LACROSSE, Wisc. — It looked like Burlington Northern Santa Fe switch foreman Wayne Storlie was just walking alongside the locomotive in the train yard on Oak Street. Until you got up close and saw that he was pushing buttons on the bright yellow operator control unit he wore on his chest.

Through the unit, Storlie sent messages to the mobile control unit mounted in the locomotive to switch train cars between tracks in the yard.

In the conventional switching method, switchmen communicated with an engineer in the locomotive. With the remote technology, there is no engineer aboard the locomotive.

“I feel very safe with it,” Storlie said of the remote unit. “I felt comfortable with the conventional, but this gives me more control when I’m kicking cars and making joints.”

If anything happens to the remote, such as the switchman falling with it, Storlie said an alarm sounds and the locomotive automatically stops.

The remote control technology has been controversial, with the Brotherhood of Locomotive Engineers claiming it is dangerous but the United Transportation Union supporting it.

In May, the La Crosse Common Council rejected a proposal to hold public hearings on the issue. The Federal Railroad Administration has control over trains. But the BLE is asking communities to send resolutions asking the FRA to stop the use of the remote controls until the FRA puts more regulations on them.

Engineer worries

In the past, the crewmen on the ground used hand signals to communicate with the engineer in the locomotive, said Steve Forsberg, general director of Burlington Northern public affairs corporate relations. “Sometimes there was miscommunication, and the crew on the ground would get hurt. This gives control to the people on the ground.

“Anytime you introduce a new technology, people feel threatened,” he said of the BLE’s opposition. “They are not losing jobs. BLE engineers (who worked in the locomotives) are going to over-the-ground jobs. We have gone out of our way to ensure that no one loses a job.”

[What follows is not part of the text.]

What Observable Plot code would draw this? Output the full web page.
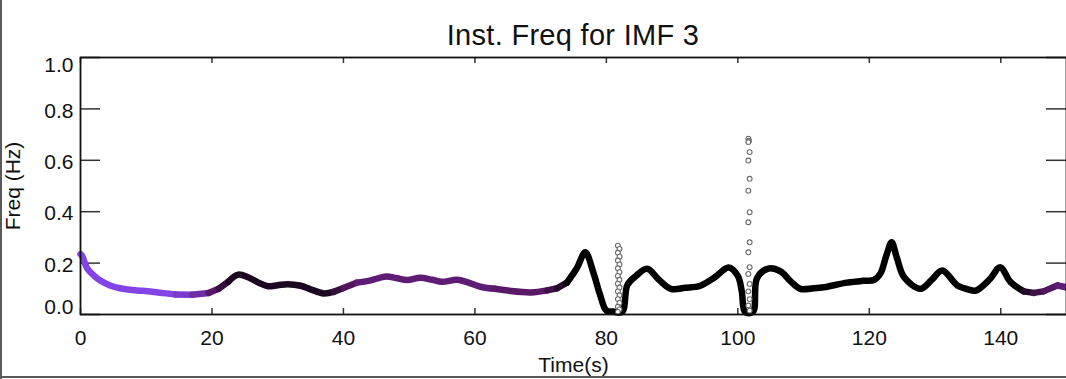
<!DOCTYPE html>
<html>
<head>
<meta charset="utf-8">
<script src="https://cdn.jsdelivr.net/npm/d3@7"></script>
<script src="https://cdn.jsdelivr.net/npm/@observablehq/plot@0.6"></script>
<style>
  html, body { margin: 0; padding: 0; background: #fff; }
  #wrap { position: relative; width: 1066px; height: 379px; overflow: hidden; background: #fff;
          font-family: "Liberation Sans", Arial, Helvetica, sans-serif; }
  #title { position: absolute; left: 80px; width: 986px; top: 21px; text-align: center;
           font-size: 29px; line-height: 29px; color: #111; letter-spacing: 0.3px; }
  #chart { position: absolute; left: 0; top: 0; }
  .bl { position: absolute; left: 0; top: 0; width: 2px; height: 379px; background: #5a5a5a; }
  .bb { position: absolute; left: 0; top: 376px; width: 1066px; height: 2px; background: #5a5a5a; }
</style>
</head>
<body>
<div id="wrap">
  <div id="chart"></div>
  <div id="title">Inst. Freq for IMF 3</div>
  <div class="bl"></div>
  <div class="bb"></div>
</div>
<script>
// Main instantaneous-frequency curve (time in s, frequency in Hz)
const times = [0.0, 0.3, 1.0, 2.0, 3.0, 4.5, 6.0, 7.5, 9.5, 12.0, 14.5, 17.0, 19.5, 21.0, 22.5, 24.0, 25.5, 27.0, 28.5, 30.0,
  31.5, 33.5, 35.0, 37.0, 38.5, 40.0, 42.0, 44.0, 46.5, 48.0, 49.7, 51.7, 53.5, 55.0, 57.3, 59.0, 61.0, 63.0, 65.0, 68.5,
  71.0, 72.5, 74.0, 75.5, 76.8, 78.0, 79.0, 80.0, 81.0, 82.4, 83.2, 84.5, 86.2, 88.0, 89.8, 92.0, 94.3, 96.5, 98.6, 100.0,
  100.6, 101.1, 102.3, 102.9, 104.5, 106.5, 108.0, 109.5, 111.5, 113.1, 116.6, 119.0, 120.7, 121.7, 122.6, 123.4, 124.2, 125.3, 127.8, 129.5,
  131.1, 133.4, 135.0, 136.2, 138.4, 139.9, 141.5, 143.5, 145.0, 146.5, 148.6, 150.0];
const freqs = [0.235, 0.225, 0.180, 0.152, 0.132, 0.113, 0.102, 0.096, 0.092, 0.085, 0.078, 0.077, 0.084, 0.100, 0.128, 0.155, 0.145, 0.125, 0.110, 0.114,
  0.118, 0.112, 0.098, 0.082, 0.088, 0.103, 0.124, 0.132, 0.148, 0.142, 0.134, 0.143, 0.135, 0.127, 0.135, 0.124, 0.107, 0.100, 0.093, 0.086,
  0.094, 0.102, 0.124, 0.180, 0.242, 0.165, 0.080, 0.015, 0.012, 0.010, 0.115, 0.150, 0.178, 0.135, 0.100, 0.104, 0.112, 0.145, 0.183, 0.150,
  0.090, 0.010, 0.010, 0.140, 0.178, 0.168, 0.130, 0.100, 0.102, 0.106, 0.124, 0.131, 0.134, 0.160, 0.230, 0.281, 0.220, 0.145, 0.100, 0.135,
  0.171, 0.113, 0.098, 0.093, 0.139, 0.184, 0.126, 0.090, 0.084, 0.090, 0.113, 0.106];
// relative amplitude used for the colour of each point (0 = strong/black, 1 = weak/violet)
const tones = [1, 1, 1, 1, 1, 1, 1, 1, 1, 1, 0.9, 0.75, 0.5, 0.3, 0.15, 0.15, 0.15, 0.15, 0.15, 0.15,
  0.15, 0.15, 0.15, 0.15, 0.3, 0.45, 0.55, 0.55, 0.55, 0.55, 0.55, 0.55, 0.55, 0.55, 0.55, 0.55, 0.55, 0.5, 0.5, 0.5,
  0.35, 0.2, 0, 0, 0, 0, 0, 0, 0, 0, 0, 0, 0, 0, 0, 0, 0, 0, 0, 0,
  0, 0, 0, 0, 0, 0, 0, 0, 0, 0, 0, 0, 0, 0, 0, 0, 0, 0, 0, 0,
  0, 0, 0, 0, 0, 0, 0, 0.2, 0.35, 0.45, 0.55, 0.6];

// Spurious spikes shown as open circles
const spikeTimes = [81.75, 82.0, 81.75, 82.0, 81.75, 82.0, 81.75, 82.0, 81.75, 82.0, 81.75, 82.0, 81.75, 82.0, 81.75, 82.0, 81.75, 82.0, 81.75,
  101.6, 101.7, 101.6, 101.8, 101.6, 101.8, 101.6, 101.8, 101.6, 101.8, 101.6, 101.8, 101.6, 101.8, 101.6, 101.8, 101.6, 101.8];
const spikeFreqs = [0.268, 0.255, 0.240, 0.225, 0.210, 0.195, 0.180, 0.165, 0.150, 0.135, 0.120, 0.105, 0.090, 0.075, 0.060, 0.045, 0.030, 0.020, 0.010,
  0.684, 0.676, 0.671, 0.632, 0.599, 0.528, 0.482, 0.398, 0.359, 0.281, 0.242, 0.184, 0.158, 0.119, 0.090, 0.060, 0.035, 0.015];

const xTicks = [0, 20, 40, 60, 80, 100, 120, 140];
const yTicksInner = [0.2, 0.4, 0.6, 0.8];
const yTickTop = [1.0];
const yTickBottom = [0.0];
const yTicksAll = [0.0, 0.2, 0.4, 0.6, 0.8, 1.0];

const curve = times.map((t, i) => ({t, f: freqs[i], tone: tones[i]}));
const spikes = spikeTimes.map((t, i) => ({t, f: spikeFreqs[i]}));

const fmt = d3.format(".1f");
const axisFont = 21;

const plot = Plot.plot({
  width: 1066,
  height: 379,
  marginTop: 57,
  marginBottom: 65,
  marginLeft: 80,
  marginRight: 0,
  style: {fontFamily: '"Liberation Sans", Arial, Helvetica, sans-serif', background: "transparent", color: "#111"},
  x: {domain: [0, 150]},
  y: {domain: [0, 1]},
  color: {type: "linear", domain: [0, 0.5, 1], range: ["#000000", "#5a1868", "#8244e6"]},
  marks: [
    // inward ticks
    Plot.tickY(yTicksAll, {y: d => d, insetRight: 966, stroke: "#333", strokeWidth: 1.5}),
    Plot.tickY(yTicksAll, {y: d => d, insetLeft: 966, stroke: "#333", strokeWidth: 1.5}),
    Plot.tickX(xTicks, {x: d => d, insetTop: 251, stroke: "#333", strokeWidth: 1.5}),
    Plot.tickX(xTicks, {x: d => d, insetBottom: 251, stroke: "#333", strokeWidth: 1.5}),
    // tick labels and axis titles
    Plot.axisY({ticks: yTicksInner, tickFormat: fmt, tickSize: 0, tickPadding: 7, dy: 2, fontSize: axisFont,
      label: "Freq (Hz)", labelAnchor: "center", labelOffset: 75, labelArrow: "none"}),
    Plot.axisY({ticks: yTickTop, tickFormat: fmt, tickSize: 0, tickPadding: 7, dy: 8, fontSize: axisFont, label: null}),
    Plot.axisY({ticks: yTickBottom, tickFormat: fmt, tickSize: 0, tickPadding: 7, dy: -7, fontSize: axisFont, label: null}),
    Plot.axisX({ticks: xTicks, tickFormat: d3.format("d"), tickSize: 0, tickPadding: 16, fontSize: axisFont,
      label: "Time(s)", labelAnchor: "center", labelOffset: 57, labelArrow: "none"}),
    // data
    Plot.line(curve, {x: "t", y: "f", z: null, stroke: "tone", strokeWidth: 6.5, curve: "catmull-rom",
      strokeLinejoin: "round", strokeLinecap: "round"}),
    Plot.dot(spikes, {x: "t", y: "f", r: 2.4, stroke: "#6a6a6a", fill: "white", strokeWidth: 1.1}),
    Plot.frame({stroke: "#111", strokeWidth: 1.8})
  ]
});
document.getElementById("chart").appendChild(plot);
</script>
</body>
</html>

The engineers are making as much money in the over-the-ground jobs, he said. But he said they might be spending more time away from their hometowns than when they worked in local train yards.

“BLE is still very concerned about the safety issues,” said BLE member James Kinsman of Bangor, Wis., who supported public hearings on the issue. “They have not implemented any barrier in case these things get away. BLE is dedicated to making sure all technology introduced to the railroads is done in the safest way possible.”

In La Crosse, he said it is less than 300 feet from where the trains operate in the yard to the Canadian Pacific main line.

Yard only

Bright green signs at a crossing on Oak Street announce, “Attention. Remote control locomotives operate in this area. Locomotive cabs may be unoccupied.”

About 40 trains go through the yard each day, said Bob Kremer, train master of the La Crosse yard. Of those, he said the yard crew members do switches on about seven trains, moving between 400 and 500 train cars every 24 hours.

BNSF uses the remote technology on about three dozen of its yards, including the major processing centers such as Kansas City, Forsberg said. The railroad uses the portable locomotive control technology in the rail yards only, and not on over-ground runs, he said, because they cannot move train cars at speeds of more than 10 mph.

In addition, switchman John Hogan said the operator control units only give messages for up to two miles, with the use of the transmitter at the train yard.

“It would take forever to transfer goods,” Kremer said of using the system for over-ground runs.

When trains pull out of the yard, he said they are manned by a engineer and conductor, even if they are only going to downtown La Crosse.